Your task
Copy every line with the string "diagram" in it.

Records supplied

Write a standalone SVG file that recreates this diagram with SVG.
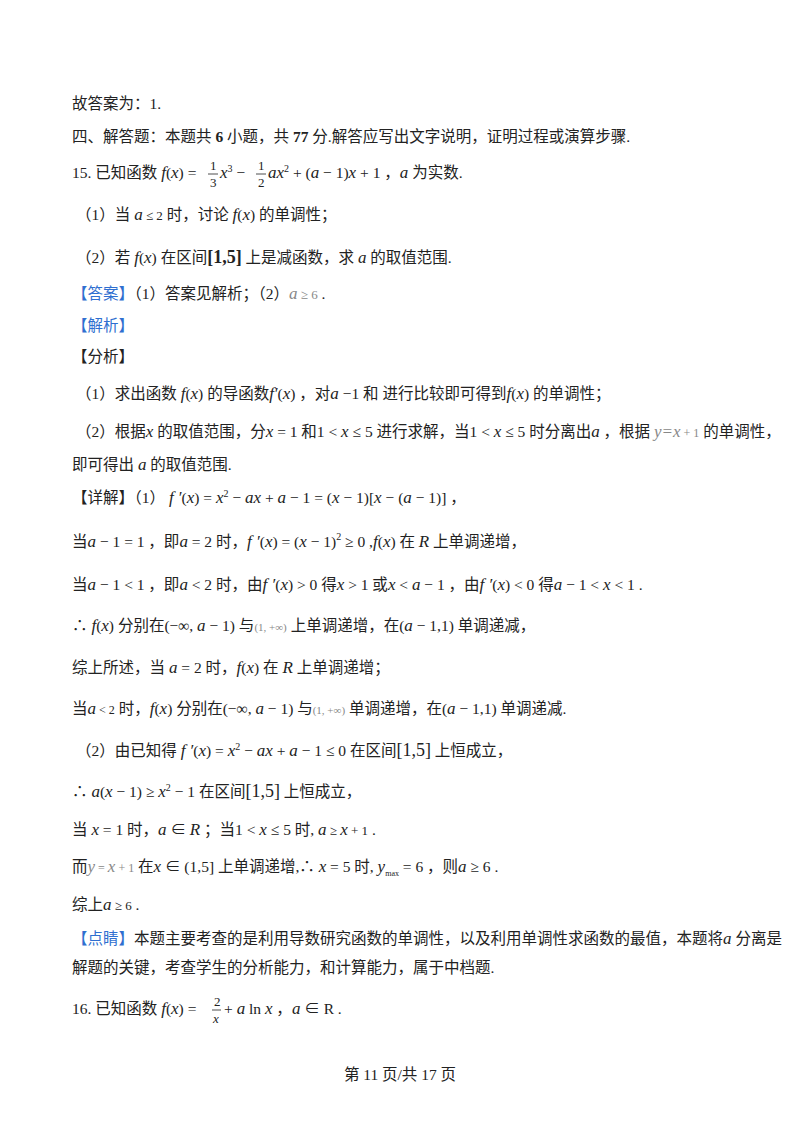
<svg xmlns="http://www.w3.org/2000/svg" width="800" height="1132" viewBox="0 0 800 1132">
<style>
text{font-family:"Liberation Serif","Noto Sans CJK SC",serif;font-size:15.5px;fill:#222}
.m{font-style:italic;font-family:"Liberation Serif",serif;font-size:17px}
.r{font-style:normal}
.b{font-weight:bold}
.bl{fill:#2f6fd0}
.g{fill:#888}
.f{font-size:13px}
</style>
<rect width="800" height="1132" fill="#fff"/>
<text x="72" y="109">故答案为：1.</text>
<text x="72" y="142">四、解答题：本题共 <tspan class="b">6</tspan> 小题，共 <tspan class="b">77</tspan> 分.解答应写出文字说明，证明过程或演算步骤.</text>
<text x="72" y="178">15. 已知函数 <tspan class="m">f</tspan>(<tspan class="m">x</tspan>) = </text>
<text x="210" y="170" class="f">1</text><text x="210" y="187" class="f">3</text>
<line x1="208" y1="174" x2="218" y2="174" stroke="#222" stroke-width="0.8"/>
<text x="220" y="178"><tspan class="m">x</tspan><tspan font-size="10" dy="-6">3</tspan><tspan dy="6"> − </tspan></text>
<text x="258" y="170" class="f">1</text><text x="258" y="187" class="f">2</text>
<line x1="256" y1="174" x2="266" y2="174" stroke="#222" stroke-width="0.8"/>
<text x="268" y="178"><tspan class="m">ax</tspan><tspan font-size="10" dy="-6">2</tspan><tspan dy="6"> + (</tspan><tspan class="m">a</tspan> − 1)<tspan class="m">x</tspan> + 1 ，<tspan class="m">a</tspan> 为实数.</text>
<text x="76" y="220">（1）当 <tspan class="m" font-size="13">a</tspan><tspan font-size="13"> ≤ 2</tspan>  时，讨论 <tspan class="m">f</tspan>(<tspan class="m">x</tspan>)  的单调性；</text>
<text x="76" y="263">（2）若 <tspan class="m">f</tspan>(<tspan class="m">x</tspan>) 在区间<tspan class="b" font-size="18">[1,5]</tspan>  上是减函数，求 <tspan class="m">a</tspan> 的取值范围.</text>
<text x="72" y="299"><tspan class="bl">【答案】</tspan>（1）答案见解析；（2）<tspan class="m g" font-size="13">a</tspan><tspan class="g" font-size="13"> ≥ 6</tspan>   .</text>
<text x="72" y="331" class="bl">【解析】</text>
<text x="72" y="362">【分析】</text>
<text x="76" y="399">（1）求出函数 <tspan class="m">f</tspan>(<tspan class="m">x</tspan>) 的导函数<tspan class="m">f′</tspan>(<tspan class="m">x</tspan>) ，对<tspan class="m">a</tspan> −1  和  进行比较即可得到<tspan class="m">f</tspan>(<tspan class="m">x</tspan>)   的单调性；</text>
<text x="76" y="437">（2）根据<tspan class="m" font-size="12">x</tspan> 的取值范围，分<tspan class="m">x</tspan> = 1 和1 &lt; <tspan class="m">x</tspan> ≤ 5  进行求解，当1 &lt; <tspan class="m">x</tspan> ≤ 5  时分离出<tspan class="m">a</tspan> ，根据 <tspan class="g" font-size="12"><tspan class="m">y=x</tspan> + 1</tspan>   的单调性，</text>
<text x="72" y="470">即可得出 <tspan class="m">a</tspan>  的取值范围.</text>
<text x="72" y="503">【详解】（1） <tspan class="m">f ′</tspan>(<tspan class="m">x</tspan>) = <tspan class="m">x</tspan><tspan font-size="10" dy="-6">2</tspan><tspan dy="6"> − </tspan><tspan class="m">ax</tspan> + <tspan class="m">a</tspan> − 1 = (<tspan class="m">x</tspan> − 1)[<tspan class="m">x</tspan> − (<tspan class="m">a</tspan> − 1)] ，</text>
<text x="72" y="547">当<tspan class="m">a</tspan> − 1 = 1 ，即<tspan class="m">a</tspan> = 2  时，<tspan class="m">f ′</tspan>(<tspan class="m">x</tspan>) = (<tspan class="m">x</tspan> − 1)<tspan font-size="10" dy="-7">2</tspan><tspan dy="7"> ≥ 0</tspan>  ,<tspan class="m">f</tspan>(<tspan class="m">x</tspan>)   在 <tspan class="m">R</tspan> 上单调递增，</text>
<text x="72" y="590">当<tspan class="m">a</tspan> − 1 &lt; 1 ，即<tspan class="m">a</tspan> &lt; 2  时，由<tspan class="m">f ′</tspan>(<tspan class="m">x</tspan>) &gt; 0  得<tspan class="m">x</tspan> &gt; 1  或<tspan class="m">x</tspan> &lt; <tspan class="m">a</tspan> − 1  ，由<tspan class="m">f ′</tspan>(<tspan class="m">x</tspan>) &lt; 0  得<tspan class="m">a</tspan> − 1 &lt; <tspan class="m">x</tspan> &lt; 1    .</text>
<text x="72" y="631">∴ <tspan class="m">f</tspan>(<tspan class="m">x</tspan>) 分别在(−∞, <tspan class="m">a</tspan> − 1) 与<tspan class="g" font-size="11">(1, +∞)</tspan>  上单调递增，在(<tspan class="m">a</tspan> − 1,1)  单调递减，</text>
<text x="72" y="673">综上所述，当 <tspan class="m">a</tspan> = 2  时，<tspan class="m">f</tspan>(<tspan class="m">x</tspan>)  在  <tspan class="m">R</tspan> 上单调递增；</text>
<text x="72" y="714">当<tspan class="m" font-size="12">a</tspan><tspan font-size="12"> &lt; 2</tspan>  时，<tspan class="m">f</tspan>(<tspan class="m">x</tspan>)  分别在(−∞, <tspan class="m">a</tspan> − 1)   与<tspan class="g" font-size="11">(1, +∞)</tspan>    单调递增，在(<tspan class="m">a</tspan> − 1,1)    单调递减.</text>
<text x="76" y="756">（2）由已知得 <tspan class="m">f ′</tspan>(<tspan class="m">x</tspan>) = <tspan class="m">x</tspan><tspan font-size="10" dy="-6">2</tspan><tspan dy="6"> − </tspan><tspan class="m">ax</tspan> + <tspan class="m">a</tspan> − 1 ≤ 0  在区间<tspan font-size="18">[1,5]</tspan>  上恒成立，</text>
<text x="72" y="797">∴ <tspan class="m">a</tspan>(<tspan class="m">x</tspan> − 1) ≥ <tspan class="m">x</tspan><tspan font-size="10" dy="-6">2</tspan><tspan dy="6"> − 1</tspan> 在区间<tspan font-size="18">[1,5]</tspan> 上恒成立，</text>
<text x="72" y="835">当 <tspan class="m">x</tspan> = 1  时，<tspan class="m">a</tspan> ∈ <tspan class="m">R</tspan>   ；当1 &lt; <tspan class="m">x</tspan> ≤ 5   时, <tspan class="m" font-size="13">a</tspan><tspan font-size="13"> ≥ </tspan><tspan class="m" font-size="13">x</tspan><tspan font-size="13"> + 1</tspan>    .</text>
<text x="72" y="872">而<tspan class="m g" font-size="12">y</tspan><tspan class="g" font-size="12"> = </tspan><tspan class="m g" font-size="12">x</tspan><tspan class="g" font-size="12"> + 1</tspan>  在<tspan class="m">x</tspan> ∈ (1,5]  上单调递增,∴ <tspan class="m">x</tspan> = 5   时, <tspan class="m">y</tspan><tspan font-size="8" dy="4">max</tspan><tspan dy="-4"> = 6</tspan>   ，则<tspan class="m">a</tspan> ≥ 6     .</text>
<text x="72" y="910">综上<tspan class="m" font-size="13">a</tspan><tspan font-size="13"> ≥ 6</tspan>   .</text>
<text x="72" y="944"><tspan class="bl">【点睛】</tspan>本题主要考查的是利用导数研究函数的单调性，以及利用单调性求函数的最值，本题将<tspan class="m">a</tspan> 分离是</text>
<text x="72" y="973">解题的关键，考查学生的分析能力，和计算能力，属于中档题.</text>
<text x="72" y="1014">16. 已知函数 <tspan class="m">f</tspan>(<tspan class="m">x</tspan>) = </text>
<text x="214" y="1006" class="f">2</text><text x="213" y="1023" class="f m" font-size="13">x</text>
<line x1="212" y1="1010" x2="221" y2="1010" stroke="#222" stroke-width="0.8"/>
<text x="224" y="1014"> + <tspan class="m">a</tspan> ln <tspan class="m">x</tspan> ，<tspan class="m">a</tspan> ∈ R     .</text>
<text x="400" y="1080" text-anchor="middle">第 11 页/共 17 页</text>
</svg>
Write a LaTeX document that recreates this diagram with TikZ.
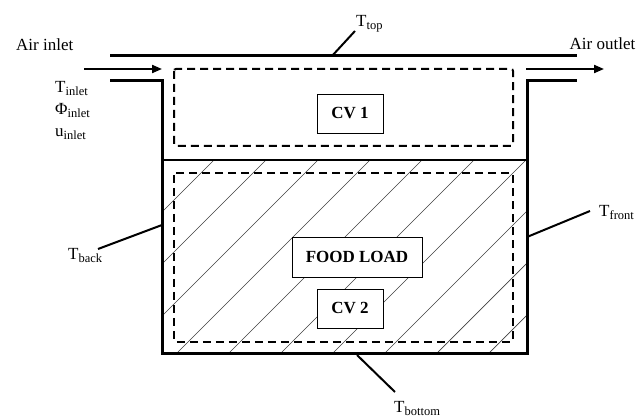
\documentclass[tikz,border=0pt]{standalone}
\usepackage{fontspec}
\setmainfont{Liberation Serif}
\usetikzlibrary{arrows.meta}
\newcommand{\mysub}[1]{\raisebox{-3pt}{\fontsize{12.5}{14}\selectfont #1}}
\begin{document}
\begin{tikzpicture}[x=1pt,y=-1pt,
  wall/.style={line width=3pt,line join=miter},
  cvline/.style={line width=2pt,dash pattern=on 8pt off 5pt,rounded corners=2pt},
  hatch/.style={line width=0.7pt,black!75},
  lead/.style={line width=2pt},
  flow/.style={line width=2pt,-{Triangle[length=10pt,width=8pt]}},
  lbl/.style={inner sep=0pt,anchor=base west,font=\fontsize{17}{20}\selectfont},
  cvbox/.style={draw,line width=0.8pt,fill=white,inner sep=0pt,font=\fontsize{17}{20}\selectfont\bfseries}]
\useasboundingbox (0,0) rectangle (637,419);
% hatching of food load
\begin{scope}
  \clip (162,160) rectangle (527,354);
  \foreach \k in {-1,...,11} {
    \draw[hatch] ({214+52*\k},160) -- ({214+52*\k-260},420);
  }
\end{scope}
% walls
\coordinate (tl) at (110,56);
\coordinate (tr) at (577,56);
\coordinate (il) at (110,81);
\coordinate (ic) at (162,81);
\coordinate (bl) at (162,354);
\coordinate (br) at (527,354);
\coordinate (oc) at (527,81);
\coordinate (or) at (577,81);
\draw[wall] (tl) -- (tr);
\draw[wall] (il) -- (ic) -- (bl) -- (br) -- (oc) -- (or);
\coordinate (dl) at (162,160);
\coordinate (dr) at (527,160);
\draw[line width=2pt] (dl) -- (dr);
% control volumes
\draw[cvline] (174,69) rectangle (513,146);
\draw[cvline] (174,173) rectangle (513,342);
% boxes
\node[cvbox,minimum width=66pt,minimum height=39pt] (cv1) at (350,113.5) {CV 1};
\node[cvbox,minimum width=130pt,minimum height=40pt] (food) at (357,257) {FOOD LOAD};
\node[cvbox,minimum width=66pt,minimum height=39pt] (cv2) at (350,308.5) {CV 2};
% flow arrows
\coordinate (ain) at (84,69);
\coordinate (aine) at (162,69);
\coordinate (aout) at (526,69);
\coordinate (aoute) at (604,69);
\draw[flow] (ain) -- (aine);
\draw[flow] (aout) -- (aoute);
% labels
\node[lbl] (airin) at (16,51) {Air inlet};
\node[lbl] (airout) at (569.5,50) {Air outlet};
\node[lbl] (tin) at (55,93) {T\mysub{inlet}};
\node[lbl] (phin) at (55,115) {Φ\mysub{inlet}};
\node[lbl] (uin) at (55,137) {u\mysub{inlet}};
\node[lbl] (ttop) at (356,27) {T\mysub{top}};
\node[lbl] (tback) at (68,260) {T\mysub{back}};
\node[lbl] (tfront) at (599,217) {T\mysub{front}};
\node[lbl] (tbot) at (394,412) {T\mysub{bottom}};
% leader lines
\coordinate (wtop) at (332,56);
\coordinate (ltop) at (355,31);
\coordinate (wback) at (162,225);
\coordinate (lback) at (98,249);
\coordinate (wfront) at (527,237);
\coordinate (lfront) at (590,211);
\coordinate (wbot) at (357,355);
\coordinate (lbot) at (395,392);
\draw[lead] (wtop) -- (ltop);
\draw[lead] (wback) -- (lback);
\draw[lead] (wfront) -- (lfront);
\draw[lead] (wbot) -- (lbot);
\end{tikzpicture}
\end{document}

Final result
Write a standalone SVG file that recreates this diagram with SVG.
Write a LaTeX document that recreates this diagram with TikZ.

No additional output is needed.